| INFORMATION SHOWN |
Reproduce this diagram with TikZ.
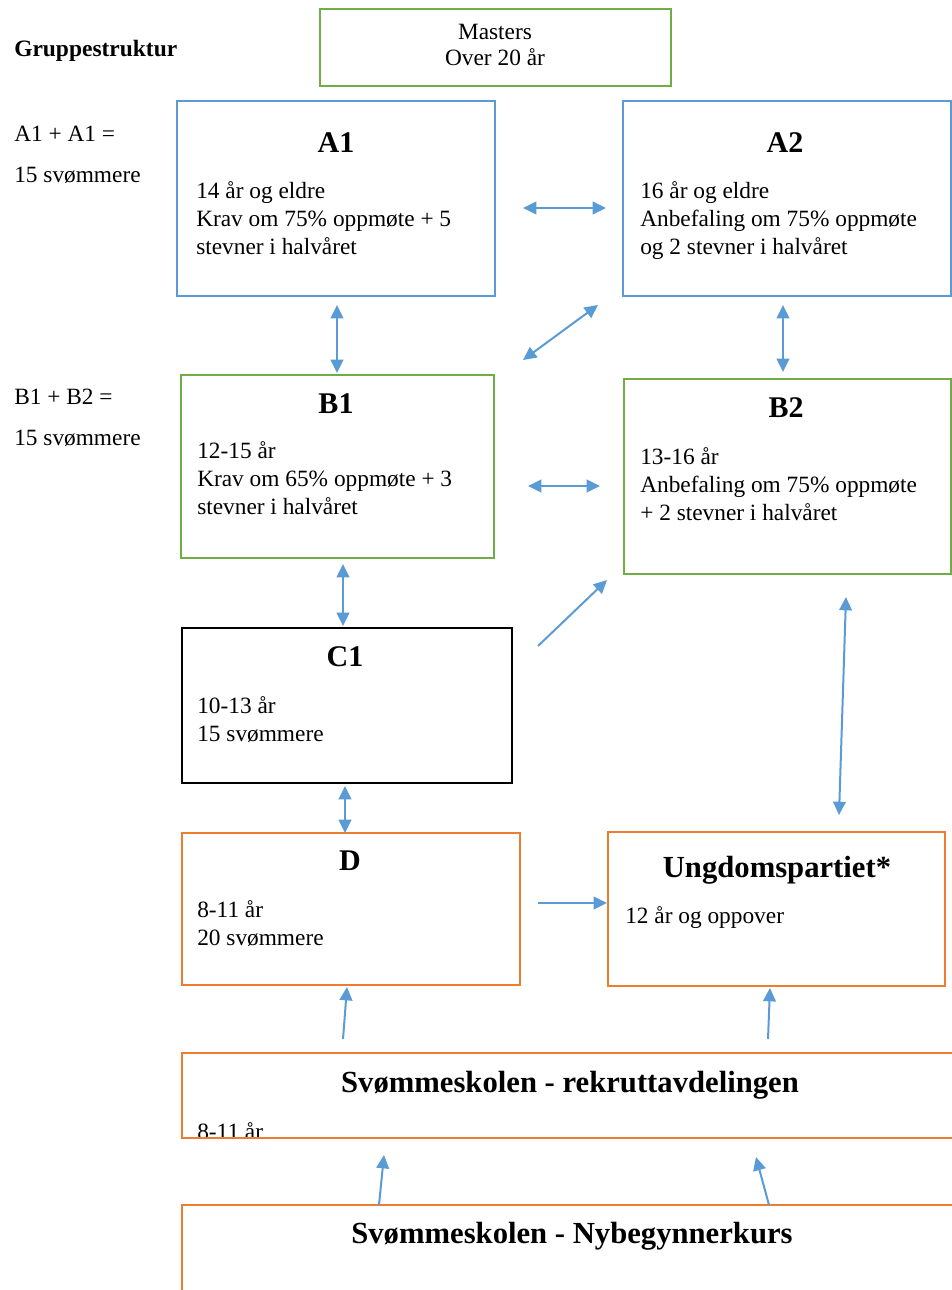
\documentclass[tikz,border=0pt]{standalone}
\usepackage{fontspec}
\setmainfont{Liberation Serif}
\usetikzlibrary{arrows.meta,fit}
\definecolor{boxblue}{HTML}{5B9BD5}
\definecolor{boxgreen}{HTML}{70AD47}
\definecolor{boxorange}{HTML}{ED7D31}
\definecolor{arrowblue}{HTML}{5B9BD5}
\tikzset{
  grpbox/.style={draw, line width=1.1pt, inner sep=0pt},
  bluebox/.style={grpbox, draw=boxblue},
  greenbox/.style={grpbox, draw=boxgreen},
  orangebox/.style={grpbox, draw=boxorange},
  blackbox/.style={grpbox, draw=black},
  bodytxt/.style={inner sep=0pt, anchor=north west, align=left, font=\fontsize{17.5}{21}\selectfont},
  plaintxt/.style={inner sep=0pt, anchor=base west, font=\fontsize{17.5}{21}\selectfont},
  headtxt/.style={inner sep=0pt, font=\fontsize{22.5}{26}\selectfont\bfseries},
  bighead/.style={inner sep=0pt, anchor=base, font=\fontsize{23}{27}\selectfont\bfseries},
  tipA/.tip={Triangle[length=10pt,width=9.5pt]},
  dbl/.style={draw=arrowblue, line width=1.5pt, tipA-tipA},
  sgl/.style={draw=arrowblue, line width=1.5pt, -tipA},
}
\begin{document}
\begin{tikzpicture}[x=0.75pt,y=-0.75pt]
\useasboundingbox (0,0) rectangle (952,1290);
\clip (0,0) rectangle (952,1290);

% left labels
\node[plaintxt, font=\fontsize{17.6}{21}\selectfont\bfseries] (gs) at (14,56) {Gruppestruktur};
\node[plaintxt] (la1) at (14,141) {A1 + A1 =};
\node[plaintxt] (la2) at (14,182) {15 svømmere};
\node[plaintxt] (lb1) at (14,404) {B1 + B2 =};
\node[plaintxt] (lb2) at (14,445) {15 svømmere};

% Masters
\node[greenbox, fit={(320,9) (671,86)}] (masters) {};
\node[inner sep=0pt, anchor=north, align=center, font=\fontsize{17.5}{19.5}\selectfont] (masterst) at (495,24) {Masters\\Over 20 år};

% A1
\node[bluebox, fit={(177,101) (495,296)}] (A1) {};
\node[headtxt] (A1h) at (336,143) {A1};
\node[bodytxt] (A1b) at (196,181) {14 år og eldre\\Krav om 75\% oppmøte + 5\\stevner i halvåret};

% A2
\node[bluebox, fit={(623,101) (951,296)}] (A2) {};
\node[headtxt] (A2h) at (785,143) {A2};
\node[bodytxt] (A2b) at (640,181) {16 år og eldre\\Anbefaling om 75\% oppmøte\\og 2 stevner i halvåret};

% B1
\node[greenbox, fit={(181,375) (494,558)}] (B1) {};
\node[headtxt] (B1h) at (336,404) {B1};
\node[bodytxt] (B1b) at (197,441) {12-15 år\\Krav om 65\% oppmøte + 3\\stevner i halvåret};

% B2
\node[greenbox, fit={(624,379) (951,574)}] (B2) {};
\node[headtxt] (B2h) at (786,408) {B2};
\node[bodytxt] (B2b) at (640,447) {13-16 år\\Anbefaling om 75\% oppmøte\\+ 2 stevner i halvåret};

% C1
\node[blackbox, fit={(182,628) (512,783)}] (C1) {};
\node[headtxt] (C1h) at (345,657) {C1};
\node[bodytxt] (C1b) at (197,696) {10-13 år\\15 svømmere};

% D
\node[orangebox, fit={(182,833) (520,985)}] (D) {};
\node[headtxt] (Dh) at (350,861) {D};
\node[bodytxt] (Db) at (197,900) {8-11 år\\20 svømmere};

% Ungdomspartiet
\node[orangebox, fit={(608,832) (945,986)}] (U) {};
\node[bighead] (Uh) at (777,877) {Ungdomspartiet*};
\node[bodytxt] (Ub) at (625,906) {12 år og oppover};

% Svømmeskolen - rekruttavdelingen
\begin{scope}
\clip (182,1053) rectangle (960,1136);
\node[bodytxt] (Rb) at (197,1122) {8-11 år};
\end{scope}
\node[orangebox, fit={(182,1053) (962,1138)}] (R) {};
\node[bighead] (Rh) at (570,1092) {Svømmeskolen - rekruttavdelingen};

% Svømmeskolen - Nybegynnerkurs
\node[orangebox, fit={(182,1205) (962,1300)}] (N) {};
\node[bighead] (Nh) at (572,1243) {Svømmeskolen - Nybegynnerkurs};

% connector end points
\coordinate (a1a2l) at (523,208);  \coordinate (a1a2r) at (606,208);
\coordinate (a2b1a) at (523,360);  \coordinate (a2b1b) at (598,305);
\coordinate (a1b1a) at (337,305);  \coordinate (a1b1b) at (337,373);
\coordinate (a2b2a) at (783,305);  \coordinate (a2b2b) at (783,372);
\coordinate (b1b2l) at (528,486);  \coordinate (b1b2r) at (600,486);
\coordinate (b1c1a) at (343,564);  \coordinate (b1c1b) at (343,626);
\coordinate (c1b2a) at (538,646);  \coordinate (c1b2b) at (607,580);
\coordinate (c1da)  at (345,786);  \coordinate (c1db)  at (345,833);
\coordinate (b2ua)  at (846,597);  \coordinate (b2ub)  at (839,815);
\coordinate (dua)   at (538,903);  \coordinate (dub)   at (607,903);
\coordinate (rda)   at (343,1039); \coordinate (rdb)   at (347,987);
\coordinate (rua)   at (768,1039); \coordinate (rub)   at (770,988);
\coordinate (nra)   at (379,1205); \coordinate (nrb)   at (384,1155);
\coordinate (nrc)   at (769,1205); \coordinate (nrd)   at (756,1157);

\draw[dbl] (a1a2l) -- (a1a2r);
\draw[dbl] (a2b1a) -- (a2b1b);
\draw[dbl] (a1b1a) -- (a1b1b);
\draw[dbl] (a2b2a) -- (a2b2b);
\draw[dbl] (b1b2l) -- (b1b2r);
\draw[dbl] (b1c1a) -- (b1c1b);
\draw[sgl] (c1b2a) -- (c1b2b);
\draw[dbl] (c1da) -- (c1db);
\draw[dbl] (b2ua) -- (b2ub);
\draw[sgl] (dua) -- (dub);
\draw[sgl] (rda) -- (rdb);
\draw[sgl] (rua) -- (rub);
\draw[sgl] (nra) -- (nrb);
\draw[sgl] (nrc) -- (nrd);
\end{tikzpicture}
\end{document}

| BRIEF |
Retype everything in the material word for word, minus pictures.

| RESPONSE TO THE TASK |
Reproduce this diagram with TikZ.
\documentclass[tikz,border=0pt]{standalone}
\usepackage{fontspec}
\setmainfont{Liberation Serif}
\usetikzlibrary{arrows.meta,fit}
\definecolor{boxblue}{HTML}{5B9BD5}
\definecolor{boxgreen}{HTML}{70AD47}
\definecolor{boxorange}{HTML}{ED7D31}
\definecolor{arrowblue}{HTML}{5B9BD5}
\tikzset{
  grpbox/.style={draw, line width=1.1pt, inner sep=0pt},
  bluebox/.style={grpbox, draw=boxblue},
  greenbox/.style={grpbox, draw=boxgreen},
  orangebox/.style={grpbox, draw=boxorange},
  blackbox/.style={grpbox, draw=black},
  bodytxt/.style={inner sep=0pt, anchor=north west, align=left, font=\fontsize{17.5}{21}\selectfont},
  plaintxt/.style={inner sep=0pt, anchor=base west, font=\fontsize{17.5}{21}\selectfont},
  headtxt/.style={inner sep=0pt, font=\fontsize{22.5}{26}\selectfont\bfseries},
  bighead/.style={inner sep=0pt, anchor=base, font=\fontsize{23}{27}\selectfont\bfseries},
  tipA/.tip={Triangle[length=10pt,width=9.5pt]},
  dbl/.style={draw=arrowblue, line width=1.5pt, tipA-tipA},
  sgl/.style={draw=arrowblue, line width=1.5pt, -tipA},
}
\begin{document}
\begin{tikzpicture}[x=0.75pt,y=-0.75pt]
\useasboundingbox (0,0) rectangle (952,1290);
\clip (0,0) rectangle (952,1290);

% left labels
\node[plaintxt, font=\fontsize{17.6}{21}\selectfont\bfseries] (gs) at (14,56) {Gruppestruktur};
\node[plaintxt] (la1) at (14,141) {A1 + A1 =};
\node[plaintxt] (la2) at (14,182) {15 svømmere};
\node[plaintxt] (lb1) at (14,404) {B1 + B2 =};
\node[plaintxt] (lb2) at (14,445) {15 svømmere};

% Masters
\node[greenbox, fit={(320,9) (671,86)}] (masters) {};
\node[inner sep=0pt, anchor=north, align=center, font=\fontsize{17.5}{19.5}\selectfont] (masterst) at (495,24) {Masters\\Over 20 år};

% A1
\node[bluebox, fit={(177,101) (495,296)}] (A1) {};
\node[headtxt] (A1h) at (336,143) {A1};
\node[bodytxt] (A1b) at (196,181) {14 år og eldre\\Krav om 75\% oppmøte + 5\\stevner i halvåret};

% A2
\node[bluebox, fit={(623,101) (951,296)}] (A2) {};
\node[headtxt] (A2h) at (785,143) {A2};
\node[bodytxt] (A2b) at (640,181) {16 år og eldre\\Anbefaling om 75\% oppmøte\\og 2 stevner i halvåret};

% B1
\node[greenbox, fit={(181,375) (494,558)}] (B1) {};
\node[headtxt] (B1h) at (336,404) {B1};
\node[bodytxt] (B1b) at (197,441) {12-15 år\\Krav om 65\% oppmøte + 3\\stevner i halvåret};

% B2
\node[greenbox, fit={(624,379) (951,574)}] (B2) {};
\node[headtxt] (B2h) at (786,408) {B2};
\node[bodytxt] (B2b) at (640,447) {13-16 år\\Anbefaling om 75\% oppmøte\\+ 2 stevner i halvåret};

% C1
\node[blackbox, fit={(182,628) (512,783)}] (C1) {};
\node[headtxt] (C1h) at (345,657) {C1};
\node[bodytxt] (C1b) at (197,696) {10-13 år\\15 svømmere};

% D
\node[orangebox, fit={(182,833) (520,985)}] (D) {};
\node[headtxt] (Dh) at (350,861) {D};
\node[bodytxt] (Db) at (197,900) {8-11 år\\20 svømmere};

% Ungdomspartiet
\node[orangebox, fit={(608,832) (945,986)}] (U) {};
\node[bighead] (Uh) at (777,877) {Ungdomspartiet*};
\node[bodytxt] (Ub) at (625,906) {12 år og oppover};

% Svømmeskolen - rekruttavdelingen
\begin{scope}
\clip (182,1053) rectangle (960,1136);
\node[bodytxt] (Rb) at (197,1122) {8-11 år};
\end{scope}
\node[orangebox, fit={(182,1053) (962,1138)}] (R) {};
\node[bighead] (Rh) at (570,1092) {Svømmeskolen - rekruttavdelingen};

% Svømmeskolen - Nybegynnerkurs
\node[orangebox, fit={(182,1205) (962,1300)}] (N) {};
\node[bighead] (Nh) at (572,1243) {Svømmeskolen - Nybegynnerkurs};

% connector end points
\coordinate (a1a2l) at (523,208);  \coordinate (a1a2r) at (606,208);
\coordinate (a2b1a) at (523,360);  \coordinate (a2b1b) at (598,305);
\coordinate (a1b1a) at (337,305);  \coordinate (a1b1b) at (337,373);
\coordinate (a2b2a) at (783,305);  \coordinate (a2b2b) at (783,372);
\coordinate (b1b2l) at (528,486);  \coordinate (b1b2r) at (600,486);
\coordinate (b1c1a) at (343,564);  \coordinate (b1c1b) at (343,626);
\coordinate (c1b2a) at (538,646);  \coordinate (c1b2b) at (607,580);
\coordinate (c1da)  at (345,786);  \coordinate (c1db)  at (345,833);
\coordinate (b2ua)  at (846,597);  \coordinate (b2ub)  at (839,815);
\coordinate (dua)   at (538,903);  \coordinate (dub)   at (607,903);
\coordinate (rda)   at (343,1039); \coordinate (rdb)   at (347,987);
\coordinate (rua)   at (768,1039); \coordinate (rub)   at (770,988);
\coordinate (nra)   at (379,1205); \coordinate (nrb)   at (384,1155);
\coordinate (nrc)   at (769,1205); \coordinate (nrd)   at (756,1157);

\draw[dbl] (a1a2l) -- (a1a2r);
\draw[dbl] (a2b1a) -- (a2b1b);
\draw[dbl] (a1b1a) -- (a1b1b);
\draw[dbl] (a2b2a) -- (a2b2b);
\draw[dbl] (b1b2l) -- (b1b2r);
\draw[dbl] (b1c1a) -- (b1c1b);
\draw[sgl] (c1b2a) -- (c1b2b);
\draw[dbl] (c1da) -- (c1db);
\draw[dbl] (b2ua) -- (b2ub);
\draw[sgl] (dua) -- (dub);
\draw[sgl] (rda) -- (rdb);
\draw[sgl] (rua) -- (rub);
\draw[sgl] (nra) -- (nrb);
\draw[sgl] (nrc) -- (nrd);
\end{tikzpicture}
\end{document}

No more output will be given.